*Do this:* Report, word for word, every line of the material that contains "React".

***

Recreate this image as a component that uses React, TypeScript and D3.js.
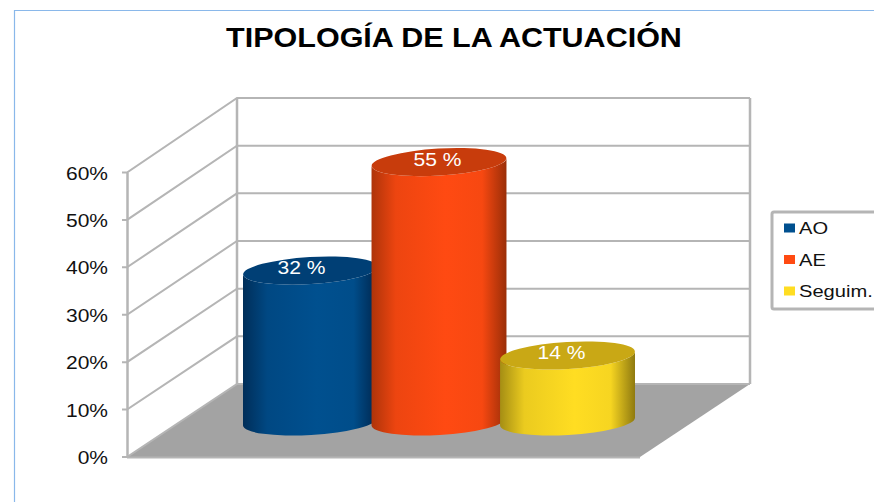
import React from "react";
import * as d3 from "d3";

const title = "TIPOLOGÍA DE LA ACTUACIÓN";
const categories = ["AO", "AE", "Seguim."];
const values = [32, 55, 14];
const labels = ["32 %", "55 %", "14 %"];
const mainColors = ["#00508f", "#ff4a12", "#ffdd22"];
const topColors = ["#003f75", "#c83c0c", "#c9a815"];
const edgeColors = ["#00254c", "#9a2e08", "#8f7a10"];
const ticks = [0, 10, 20, 30, 40, 50, 60];

export default function App() {
  const yBack = d3.scaleLinear().domain([0, 60]).range([384, 98]);
  const yFront = d3.scaleLinear().domain([0, 60]).range([457, 172.5]);
  const xBand = d3.scaleBand<number>().domain([0, 1, 2]).range([243, 635]).paddingInner(-0.05);
  const h = d3.scaleLinear().domain([0, 60]).range([0, 283]);
  const rot = -3.4;
  const ry = 13.5;
  const baseY = 421.5;
  const labelShift = [-9, -1.5, -6];
  const line = d3.line();
  const stretched = (x: number, y: number, k: number) => `translate(${x} ${y}) scale(${k} 1)`;
  return (
    <svg width={874} height={502} style={{ position: "absolute", left: 0, top: 0, fontFamily: "'Liberation Sans', Arial, sans-serif" }}>
      <defs>
        {categories.map((_, i) => {
          const mix = d3.interpolateRgb(edgeColors[i], mainColors[i]);
          return (
            <linearGradient key={i} id={`g${i}`} x1="0" x2="1" y1="0" y2="0">
              <stop offset="0" stopColor={mix(0.2)} />
              <stop offset="0.18" stopColor={mix(0.82)} />
              <stop offset="0.55" stopColor={mix(1)} />
              <stop offset="0.82" stopColor={mix(0.92)} />
              <stop offset="1" stopColor={mix(0)} />
            </linearGradient>
          );
        })}
      </defs>
      <rect width={874} height={502} fill="#fff" />
      <path d="M14.5,502V10.5H874" fill="none" stroke="#8ab8ea" strokeWidth={1.2} />
      <text transform={stretched(454, 47, 1.09)} textAnchor="middle" fontSize={28} fontWeight="bold" fill="#000">{title}</text>

      <path d={line([[127, 457], [237, 384], [750, 384], [640, 457]])! + "Z"} fill="#a3a3a3" />
      <g fill="none" stroke="#b5b5b5" strokeWidth={2}>
        {ticks.map((t) => (
          <path key={t} d={line([[122, yFront(t)], [127, yFront(t)], [237, yBack(t)], [750, yBack(t)]])!} />
        ))}
        <path d={line([[127.5, yFront(60)], [127.5, yFront(0)]])!} strokeWidth={2.5} />
        <path d={line([[237, yBack(60)], [237, yBack(0)]])!} strokeWidth={2.5} />
        <path d={line([[750, yBack(60)], [750, yBack(0)]])!} strokeWidth={2.5} />
        <path d={line([[127, 457.5], [640, 457.5]])!} />
      </g>
      {ticks.map((t) => (
        <text key={t} transform={stretched(108, yFront(t) + 0.7, 1.2)} dy="0.36em" textAnchor="end" fontSize={17.5} fill="#111">{t}%</text>
      ))}

      {categories.map((_, i) => {
        const x0 = xBand(i)!;
        const w = xBand.bandwidth();
        const rx = w / 2;
        const cx = x0 + rx;
        const dyR = Math.sin((-rot * Math.PI) / 180) * rx;
        const topY = baseY - h(values[i]);
        const body = `M${x0},${topY + dyR}L${x0},${baseY + dyR}A${rx},${ry},${rot},0,0,${x0 + w},${baseY - dyR}L${x0 + w},${topY - dyR}A${rx},${ry},${rot},0,1,${x0},${topY + dyR}Z`;
        return (
          <g key={i}>
            <path d={body} fill={`url(#g${i})`} />
            <ellipse cx={cx} cy={topY} rx={rx} ry={ry} transform={`rotate(${rot} ${cx} ${topY})`} fill={topColors[i]} />
            <text transform={stretched(cx + labelShift[i], topY - 3, 1.17)} dy="0.36em" textAnchor="middle" fontSize={18} fill="#fff">{labels[i]}</text>
          </g>
        );
      })}

      <rect x={772} y={212} width={110} height={97} rx={2} fill="#fff" stroke="#b5b5b5" strokeWidth={3} />
      {categories.map((c, i) => {
        const ly = d3.scaleLinear().domain([0, 2]).range([228, 291])(i);
        return (
          <g key={c}>
            <rect x={784} y={ly - 4.5} width={11} height={9} fill={mainColors[i]} />
            <text transform={stretched(799, ly + 0.5, 1.22)} dy="0.36em" fontSize={16.5} fill="#111">{c}</text>
          </g>
        );
      })}
    </svg>
  );
}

***

*Solution for this exercise:*
Recreate this image as a component that uses React, TypeScript and D3.js.
import React from "react";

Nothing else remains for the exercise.